• To be done: Copy the data exactly; pictures stay out of the copy.

__________

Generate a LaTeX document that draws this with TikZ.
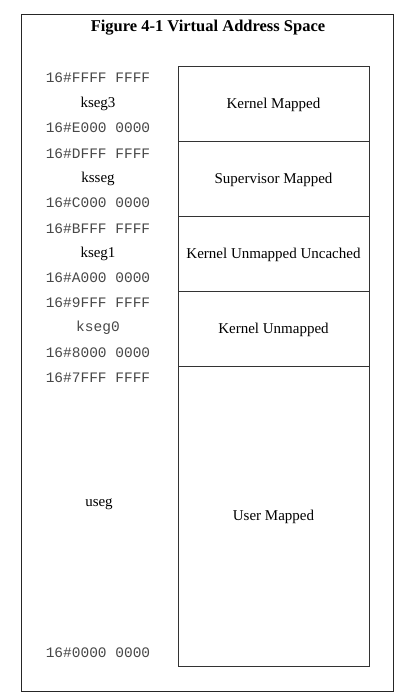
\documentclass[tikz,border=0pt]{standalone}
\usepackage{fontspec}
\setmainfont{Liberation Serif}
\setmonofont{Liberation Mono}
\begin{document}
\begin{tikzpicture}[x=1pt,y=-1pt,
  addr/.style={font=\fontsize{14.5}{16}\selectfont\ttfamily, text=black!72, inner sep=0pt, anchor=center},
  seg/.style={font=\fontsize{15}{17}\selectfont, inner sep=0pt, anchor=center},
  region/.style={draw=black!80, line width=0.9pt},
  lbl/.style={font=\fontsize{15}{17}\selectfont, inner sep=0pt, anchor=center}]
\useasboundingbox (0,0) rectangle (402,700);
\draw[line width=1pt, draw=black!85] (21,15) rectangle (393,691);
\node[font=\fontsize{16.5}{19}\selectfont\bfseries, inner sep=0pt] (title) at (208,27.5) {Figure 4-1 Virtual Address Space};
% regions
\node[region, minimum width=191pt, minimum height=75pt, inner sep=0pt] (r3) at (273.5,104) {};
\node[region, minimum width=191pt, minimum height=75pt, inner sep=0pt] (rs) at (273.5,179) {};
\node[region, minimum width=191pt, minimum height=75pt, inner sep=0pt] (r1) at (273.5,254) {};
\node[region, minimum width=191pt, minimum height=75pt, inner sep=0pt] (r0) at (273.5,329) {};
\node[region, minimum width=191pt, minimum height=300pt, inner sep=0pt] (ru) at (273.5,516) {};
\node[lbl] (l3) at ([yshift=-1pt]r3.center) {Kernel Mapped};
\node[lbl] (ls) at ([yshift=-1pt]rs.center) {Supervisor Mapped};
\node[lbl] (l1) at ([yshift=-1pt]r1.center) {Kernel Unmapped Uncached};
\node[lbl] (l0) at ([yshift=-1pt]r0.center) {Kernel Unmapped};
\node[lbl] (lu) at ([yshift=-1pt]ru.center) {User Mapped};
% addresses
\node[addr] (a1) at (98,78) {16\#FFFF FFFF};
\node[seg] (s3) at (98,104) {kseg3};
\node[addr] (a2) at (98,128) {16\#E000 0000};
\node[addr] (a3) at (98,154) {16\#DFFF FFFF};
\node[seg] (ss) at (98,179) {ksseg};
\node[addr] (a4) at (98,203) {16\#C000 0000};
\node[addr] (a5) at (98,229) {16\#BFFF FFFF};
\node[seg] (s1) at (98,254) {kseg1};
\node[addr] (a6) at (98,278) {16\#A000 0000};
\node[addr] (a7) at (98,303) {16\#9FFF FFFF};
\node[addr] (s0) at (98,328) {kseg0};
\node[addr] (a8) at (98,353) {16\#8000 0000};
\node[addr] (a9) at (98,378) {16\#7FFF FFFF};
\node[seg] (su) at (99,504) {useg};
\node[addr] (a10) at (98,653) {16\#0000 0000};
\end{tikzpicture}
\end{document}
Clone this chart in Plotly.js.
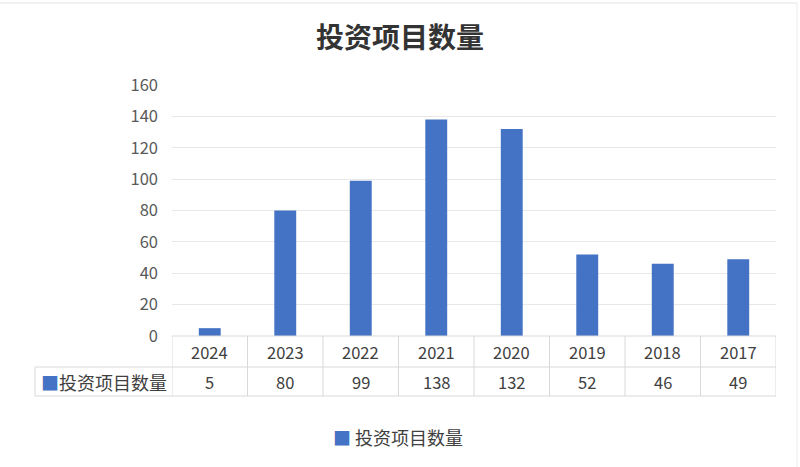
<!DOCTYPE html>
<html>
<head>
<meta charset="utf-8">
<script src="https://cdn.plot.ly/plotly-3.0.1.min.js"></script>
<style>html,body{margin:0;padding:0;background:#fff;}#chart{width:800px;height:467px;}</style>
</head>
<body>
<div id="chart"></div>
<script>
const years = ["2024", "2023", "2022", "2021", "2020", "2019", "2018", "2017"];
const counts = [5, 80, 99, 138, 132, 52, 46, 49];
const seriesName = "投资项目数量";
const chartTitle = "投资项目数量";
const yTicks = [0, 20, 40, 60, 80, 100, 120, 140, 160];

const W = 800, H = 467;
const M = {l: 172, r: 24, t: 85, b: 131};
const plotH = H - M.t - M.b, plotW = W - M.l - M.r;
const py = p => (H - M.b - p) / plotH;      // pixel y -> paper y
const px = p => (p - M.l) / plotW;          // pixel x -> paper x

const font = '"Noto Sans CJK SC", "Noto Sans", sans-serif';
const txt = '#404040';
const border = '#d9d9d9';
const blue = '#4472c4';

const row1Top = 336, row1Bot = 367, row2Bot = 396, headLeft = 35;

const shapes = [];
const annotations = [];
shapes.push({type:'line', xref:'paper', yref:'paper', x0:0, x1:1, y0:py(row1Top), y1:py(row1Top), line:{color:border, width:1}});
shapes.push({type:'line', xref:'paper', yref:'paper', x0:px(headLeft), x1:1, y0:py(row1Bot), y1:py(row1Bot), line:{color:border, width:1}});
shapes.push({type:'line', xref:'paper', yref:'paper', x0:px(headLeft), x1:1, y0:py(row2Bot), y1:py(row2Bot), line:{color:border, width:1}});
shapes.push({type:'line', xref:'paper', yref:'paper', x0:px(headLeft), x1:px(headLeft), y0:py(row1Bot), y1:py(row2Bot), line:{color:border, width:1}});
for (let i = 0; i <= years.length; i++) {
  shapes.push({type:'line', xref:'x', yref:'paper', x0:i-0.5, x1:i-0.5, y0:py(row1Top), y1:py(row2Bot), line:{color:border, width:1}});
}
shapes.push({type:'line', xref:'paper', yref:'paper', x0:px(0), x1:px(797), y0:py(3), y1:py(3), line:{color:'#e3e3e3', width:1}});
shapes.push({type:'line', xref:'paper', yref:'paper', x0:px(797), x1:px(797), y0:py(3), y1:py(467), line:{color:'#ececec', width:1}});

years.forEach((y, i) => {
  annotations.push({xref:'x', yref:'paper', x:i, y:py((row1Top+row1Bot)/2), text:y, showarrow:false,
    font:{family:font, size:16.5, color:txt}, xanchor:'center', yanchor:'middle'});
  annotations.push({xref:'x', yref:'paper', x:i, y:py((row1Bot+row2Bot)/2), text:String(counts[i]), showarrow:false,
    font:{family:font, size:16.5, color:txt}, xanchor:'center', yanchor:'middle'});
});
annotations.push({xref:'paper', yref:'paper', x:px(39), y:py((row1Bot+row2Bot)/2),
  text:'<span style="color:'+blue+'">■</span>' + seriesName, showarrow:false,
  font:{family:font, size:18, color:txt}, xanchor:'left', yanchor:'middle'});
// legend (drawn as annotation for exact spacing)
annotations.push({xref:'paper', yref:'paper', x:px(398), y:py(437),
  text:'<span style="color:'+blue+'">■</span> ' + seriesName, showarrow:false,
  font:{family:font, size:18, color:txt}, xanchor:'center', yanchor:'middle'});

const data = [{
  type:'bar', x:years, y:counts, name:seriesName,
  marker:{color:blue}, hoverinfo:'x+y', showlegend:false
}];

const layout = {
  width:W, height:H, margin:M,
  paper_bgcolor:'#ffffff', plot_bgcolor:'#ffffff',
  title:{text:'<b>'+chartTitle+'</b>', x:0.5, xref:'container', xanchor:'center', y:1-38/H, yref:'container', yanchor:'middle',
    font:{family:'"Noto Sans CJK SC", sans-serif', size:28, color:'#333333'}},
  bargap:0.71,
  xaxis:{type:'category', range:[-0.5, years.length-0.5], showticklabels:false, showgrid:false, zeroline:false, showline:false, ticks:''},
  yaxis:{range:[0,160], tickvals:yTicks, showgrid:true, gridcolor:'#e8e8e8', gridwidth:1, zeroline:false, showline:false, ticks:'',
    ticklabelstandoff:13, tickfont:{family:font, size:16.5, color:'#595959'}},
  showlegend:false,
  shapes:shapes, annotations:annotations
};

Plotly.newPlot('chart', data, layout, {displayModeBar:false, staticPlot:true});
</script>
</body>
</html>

__________

• Output of the task:
Generate a LaTeX document that draws this with TikZ.
\documentclass[tikz,border=0pt]{standalone}
\usepackage{fontspec}
\setmainfont{Liberation Serif}
\setmonofont{Liberation Mono}
\begin{document}
\begin{tikzpicture}[x=1pt,y=-1pt,
  addr/.style={font=\fontsize{14.5}{16}\selectfont\ttfamily, text=black!72, inner sep=0pt, anchor=center},
  seg/.style={font=\fontsize{15}{17}\selectfont, inner sep=0pt, anchor=center},
  region/.style={draw=black!80, line width=0.9pt},
  lbl/.style={font=\fontsize{15}{17}\selectfont, inner sep=0pt, anchor=center}]
\useasboundingbox (0,0) rectangle (402,700);
\draw[line width=1pt, draw=black!85] (21,15) rectangle (393,691);
\node[font=\fontsize{16.5}{19}\selectfont\bfseries, inner sep=0pt] (title) at (208,27.5) {Figure 4-1 Virtual Address Space};
% regions
\node[region, minimum width=191pt, minimum height=75pt, inner sep=0pt] (r3) at (273.5,104) {};
\node[region, minimum width=191pt, minimum height=75pt, inner sep=0pt] (rs) at (273.5,179) {};
\node[region, minimum width=191pt, minimum height=75pt, inner sep=0pt] (r1) at (273.5,254) {};
\node[region, minimum width=191pt, minimum height=75pt, inner sep=0pt] (r0) at (273.5,329) {};
\node[region, minimum width=191pt, minimum height=300pt, inner sep=0pt] (ru) at (273.5,516) {};
\node[lbl] (l3) at ([yshift=-1pt]r3.center) {Kernel Mapped};
\node[lbl] (ls) at ([yshift=-1pt]rs.center) {Supervisor Mapped};
\node[lbl] (l1) at ([yshift=-1pt]r1.center) {Kernel Unmapped Uncached};
\node[lbl] (l0) at ([yshift=-1pt]r0.center) {Kernel Unmapped};
\node[lbl] (lu) at ([yshift=-1pt]ru.center) {User Mapped};
% addresses
\node[addr] (a1) at (98,78) {16\#FFFF FFFF};
\node[seg] (s3) at (98,104) {kseg3};
\node[addr] (a2) at (98,128) {16\#E000 0000};
\node[addr] (a3) at (98,154) {16\#DFFF FFFF};
\node[seg] (ss) at (98,179) {ksseg};
\node[addr] (a4) at (98,203) {16\#C000 0000};
\node[addr] (a5) at (98,229) {16\#BFFF FFFF};
\node[seg] (s1) at (98,254) {kseg1};
\node[addr] (a6) at (98,278) {16\#A000 0000};
\node[addr] (a7) at (98,303) {16\#9FFF FFFF};
\node[addr] (s0) at (98,328) {kseg0};
\node[addr] (a8) at (98,353) {16\#8000 0000};
\node[addr] (a9) at (98,378) {16\#7FFF FFFF};
\node[seg] (su) at (99,504) {useg};
\node[addr] (a10) at (98,653) {16\#0000 0000};
\end{tikzpicture}
\end{document}
Clone this chart in Plotly.js.
<!DOCTYPE html>
<html>
<head>
<meta charset="utf-8">
<script src="https://cdn.plot.ly/plotly-3.0.1.min.js"></script>
<style>html,body{margin:0;padding:0;background:#fff;}#chart{width:800px;height:467px;}</style>
</head>
<body>
<div id="chart"></div>
<script>
const years = ["2024", "2023", "2022", "2021", "2020", "2019", "2018", "2017"];
const counts = [5, 80, 99, 138, 132, 52, 46, 49];
const seriesName = "投资项目数量";
const chartTitle = "投资项目数量";
const yTicks = [0, 20, 40, 60, 80, 100, 120, 140, 160];

const W = 800, H = 467;
const M = {l: 172, r: 24, t: 85, b: 131};
const plotH = H - M.t - M.b, plotW = W - M.l - M.r;
const py = p => (H - M.b - p) / plotH;      // pixel y -> paper y
const px = p => (p - M.l) / plotW;          // pixel x -> paper x

const font = '"Noto Sans CJK SC", "Noto Sans", sans-serif';
const txt = '#404040';
const border = '#d9d9d9';
const blue = '#4472c4';

const row1Top = 336, row1Bot = 367, row2Bot = 396, headLeft = 35;

const shapes = [];
const annotations = [];
shapes.push({type:'line', xref:'paper', yref:'paper', x0:0, x1:1, y0:py(row1Top), y1:py(row1Top), line:{color:border, width:1}});
shapes.push({type:'line', xref:'paper', yref:'paper', x0:px(headLeft), x1:1, y0:py(row1Bot), y1:py(row1Bot), line:{color:border, width:1}});
shapes.push({type:'line', xref:'paper', yref:'paper', x0:px(headLeft), x1:1, y0:py(row2Bot), y1:py(row2Bot), line:{color:border, width:1}});
shapes.push({type:'line', xref:'paper', yref:'paper', x0:px(headLeft), x1:px(headLeft), y0:py(row1Bot), y1:py(row2Bot), line:{color:border, width:1}});
for (let i = 0; i <= years.length; i++) {
  shapes.push({type:'line', xref:'x', yref:'paper', x0:i-0.5, x1:i-0.5, y0:py(row1Top), y1:py(row2Bot), line:{color:border, width:1}});
}
shapes.push({type:'line', xref:'paper', yref:'paper', x0:px(0), x1:px(797), y0:py(3), y1:py(3), line:{color:'#e3e3e3', width:1}});
shapes.push({type:'line', xref:'paper', yref:'paper', x0:px(797), x1:px(797), y0:py(3), y1:py(467), line:{color:'#ececec', width:1}});

years.forEach((y, i) => {
  annotations.push({xref:'x', yref:'paper', x:i, y:py((row1Top+row1Bot)/2), text:y, showarrow:false,
    font:{family:font, size:16.5, color:txt}, xanchor:'center', yanchor:'middle'});
  annotations.push({xref:'x', yref:'paper', x:i, y:py((row1Bot+row2Bot)/2), text:String(counts[i]), showarrow:false,
    font:{family:font, size:16.5, color:txt}, xanchor:'center', yanchor:'middle'});
});
annotations.push({xref:'paper', yref:'paper', x:px(39), y:py((row1Bot+row2Bot)/2),
  text:'<span style="color:'+blue+'">■</span>' + seriesName, showarrow:false,
  font:{family:font, size:18, color:txt}, xanchor:'left', yanchor:'middle'});
// legend (drawn as annotation for exact spacing)
annotations.push({xref:'paper', yref:'paper', x:px(398), y:py(437),
  text:'<span style="color:'+blue+'">■</span> ' + seriesName, showarrow:false,
  font:{family:font, size:18, color:txt}, xanchor:'center', yanchor:'middle'});

const data = [{
  type:'bar', x:years, y:counts, name:seriesName,
  marker:{color:blue}, hoverinfo:'x+y', showlegend:false
}];

const layout = {
  width:W, height:H, margin:M,
  paper_bgcolor:'#ffffff', plot_bgcolor:'#ffffff',
  title:{text:'<b>'+chartTitle+'</b>', x:0.5, xref:'container', xanchor:'center', y:1-38/H, yref:'container', yanchor:'middle',
    font:{family:'"Noto Sans CJK SC", sans-serif', size:28, color:'#333333'}},
  bargap:0.71,
  xaxis:{type:'category', range:[-0.5, years.length-0.5], showticklabels:false, showgrid:false, zeroline:false, showline:false, ticks:''},
  yaxis:{range:[0,160], tickvals:yTicks, showgrid:true, gridcolor:'#e8e8e8', gridwidth:1, zeroline:false, showline:false, ticks:'',
    ticklabelstandoff:13, tickfont:{family:font, size:16.5, color:'#595959'}},
  showlegend:false,
  shapes:shapes, annotations:annotations
};

Plotly.newPlot('chart', data, layout, {displayModeBar:false, staticPlot:true});
</script>
</body>
</html>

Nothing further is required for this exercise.